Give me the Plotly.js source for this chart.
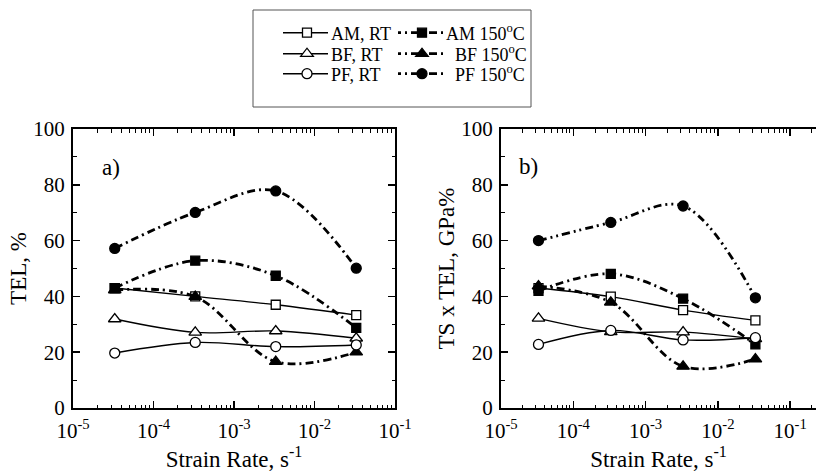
<!DOCTYPE html>
<html>
<head>
<meta charset="utf-8">
<script src="https://cdn.plot.ly/plotly-3.0.1.min.js"></script>
<style>html,body{margin:0;padding:0;background:#fff;}#chart{width:816px;height:473px;}</style>
</head>
<body>
<div id="chart"></div>
<script>
// ---- data ----
const strainRate = [3.3e-5, 3.3e-4, 3.3e-3, 3.3e-2];

// panel a) TEL, %
const telAM_RT  = [43.0, 40.0, 37.0, 33.3];
const telAM_150 = [43.0, 52.8, 47.4, 28.7];
const telBF_RT  = [31.9, 27.1, 27.6, 25.0];
const telBF_150 = [42.3, 39.9, 16.6, 20.0];
const telPF_RT  = [19.7, 23.5, 22.0, 22.6];
const telPF_150 = [57.2, 70.1, 77.8, 50.1];

// panel b) TS x TEL, GPa%
const tstAM_RT  = [43.0, 39.9, 35.1, 31.4];
const tstAM_150 = [42.0, 48.1, 39.2, 22.8];
const tstBF_RT  = [32.1, 27.3, 27.2, 24.8];
const tstBF_150 = [43.7, 37.9, 14.9, 17.5];
const tstPF_RT  = [22.8, 27.8, 24.4, 25.2];
const tstPF_150 = [60.0, 66.5, 72.4, 39.5];

const seriesNames = ['AM, RT', 'AM 150<sup>o</sup>C', 'BF, RT', '\u00a0\u00a0BF 150<sup>o</sup>C', 'PF, RT', '\u00a0\u00a0PF 150<sup>o</sup>C'];
const xTickVals = [1e-5, 1e-4, 1e-3, 1e-2, 1e-1];
const xTickText = ['10<sup>-5</sup>', '10<sup>-4</sup>', '10<sup>-3</sup>', '10<sup>-2</sup>', '10<sup>-1</sup>'];
const yTickVals = [0, 20, 40, 60, 80, 100];

// ---- styling ----
const FONT = 'Liberation Serif';
const DASHDOT = '8px,4px,2px,4px';
const DASHDOTDOT = '8px,4px,2px,4px,2px,4px';
const styles = [
  {symbol: 'square', fill: '#fff', dash: 'solid', width: 1.4, size: 9},
  {symbol: 'square', fill: '#000', dash: DASHDOT, width: 2.8, size: 9},
  {symbol: 'triangle-up', fill: '#fff', dash: 'solid', width: 1.4, size: 11},
  {symbol: 'triangle-up', fill: '#000', dash: DASHDOT, width: 2.8, size: 11},
  {symbol: 'circle', fill: '#fff', dash: 'solid', width: 1.4, size: 10},
  {symbol: 'circle', fill: '#000', dash: DASHDOT, width: 2.8, size: 10}
];
const legendIds = ['legend', 'legend2', 'legend3', 'legend4', 'legend5', 'legend6'];

const minorVals = [];
for (let e = -5; e <= -1; e++) for (let m = 2; m <= 9; m++) minorVals.push(m * Math.pow(10, e));

function mk(y, i, xa, ya, showleg, dashOverride) {
  const s = styles[i];
  return {
    x: strainRate, y: y, xaxis: xa, yaxis: ya, type: 'scatter', mode: 'lines+markers',
    name: seriesNames[i], legend: legendIds[i], showlegend: showleg,
    line: {color: '#000', width: s.width, dash: dashOverride || s.dash, shape: 'spline', smoothing: 1},
    marker: {symbol: s.symbol, size: s.size, color: s.fill, line: {color: '#000', width: 1.3}}
  };
}

const dataA = [telAM_RT, telAM_150, telBF_RT, telBF_150, telPF_RT, telPF_150];
const dataB = [tstAM_RT, tstAM_150, tstBF_RT, tstBF_150, tstPF_RT, tstPF_150];
const traces = [];
dataA.forEach((y, i) => traces.push(mk(y, i, 'x', 'y', true)));
dataB.forEach((y, i) => traces.push(mk(y, i, 'x2', 'y2', false, i === 5 ? DASHDOTDOT : null)));

function xAxis(domain, range, anchor) {
  return {
    type: 'log', domain: domain, range: range, anchor: anchor,
    tickmode: 'array', tickvals: xTickVals, ticktext: xTickText,
    ticks: 'inside', ticklen: 7, tickwidth: 1.5, tickcolor: '#000',
    minor: {tickmode: 'array', tickvals: minorVals, ticks: 'inside', ticklen: 3.5, tickwidth: 1, tickcolor: '#000', showgrid: false},
    showline: true, linewidth: 2, linecolor: '#000', mirror: 'ticks',
    showgrid: false, zeroline: false, ticklabelstandoff: 3,
    tickfont: {family: FONT, size: 21, color: '#000'},
    title: {text: 'Strain Rate, s<sup>-1</sup>', font: {family: FONT, size: 23, color: '#000'}, standoff: 2}
  };
}
function yAxis(anchor, title, mirror) {
  return {
    range: [0, 100], anchor: anchor, tickmode: 'array', tickvals: yTickVals,
    ticks: 'inside', ticklen: 7, tickwidth: 1.5, tickcolor: '#000',
    minor: {dtick: 10, ticks: 'inside', ticklen: 3.5, tickwidth: 1, tickcolor: '#000', showgrid: false},
    showline: true, linewidth: 2, linecolor: '#000', mirror: mirror,
    showgrid: false, zeroline: false, ticklabelstandoff: 2,
    tickfont: {family: FONT, size: 21, color: '#000'},
    title: {text: title, font: {family: FONT, size: 23, color: '#000'}, standoff: 0}
  };
}

const H = 279, B = 408; // plot area height / bottom in px
function py(p) { return (B - p) / H; }

function leg(xpx, ypx) {
  return {x: xpx / 816, xanchor: 'left', y: py(ypx), yanchor: 'middle', bgcolor: 'rgba(0,0,0,0)',
          font: {family: FONT, size: 18, color: '#000'}, itemwidth: 38, borderwidth: 0};
}

const layout = {
  width: 816, height: 473,
  margin: {l: 0, r: 0, t: 129, b: 65},
  paper_bgcolor: '#fff', plot_bgcolor: '#fff',
  font: {family: FONT, color: '#000'},
  xaxis: xAxis([73 / 816, 395 / 816], [-5, -1], 'y'),
  yaxis: yAxis('x', 'TEL, %', 'ticks'),
  xaxis2: xAxis([501 / 816, 1], [-5, -5 + (816 - 501) / 72.3], 'y2'),
  yaxis2: yAxis('x2', 'TS x TEL, GPa%', false),
  legend: leg(283, 33), legend2: leg(398, 33),
  legend3: leg(283, 54), legend4: leg(398, 54),
  legend5: leg(283, 74), legend6: leg(398, 74),
  shapes: [{type: 'rect', xref: 'paper', yref: 'paper', x0: 253 / 816, x1: 531 / 816, y0: py(107), y1: py(10),
            line: {color: '#555', width: 1}}],
  annotations: [
    {text: 'a)', xref: 'paper', yref: 'paper', x: 100 / 816, y: py(153), showarrow: false,
     font: {family: FONT, size: 23, color: '#000'}},
    {text: 'b)', xref: 'paper', yref: 'paper', x: 528 / 816, y: py(152), showarrow: false,
     font: {family: FONT, size: 23, color: '#000'}}
  ]
};

Plotly.newPlot('chart', traces, layout, {displayModeBar: false, staticPlot: true}).then(function (gd) {
  // lengthen legend line samples (symbol stays centred)
  gd.querySelectorAll('.legendlines path').forEach(function (p) {
    p.setAttribute('d', 'M-5,0h50');
  });
});
</script>
</body>
</html>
========
* [Requirements] Repeat only the lines between the start of the data and the line with "const strainRate = [3.3e-5, 3.3e-4, 3.3e-3, 3.3e-2];", including those two lines, and skip the pictures.

* [Result]
Give me the Plotly.js source for this chart.
<!DOCTYPE html>
<html>
<head>
<meta charset="utf-8">
<script src="https://cdn.plot.ly/plotly-3.0.1.min.js"></script>
<style>html,body{margin:0;padding:0;background:#fff;}#chart{width:816px;height:473px;}</style>
</head>
<body>
<div id="chart"></div>
<script>
// ---- data ----
const strainRate = [3.3e-5, 3.3e-4, 3.3e-3, 3.3e-2];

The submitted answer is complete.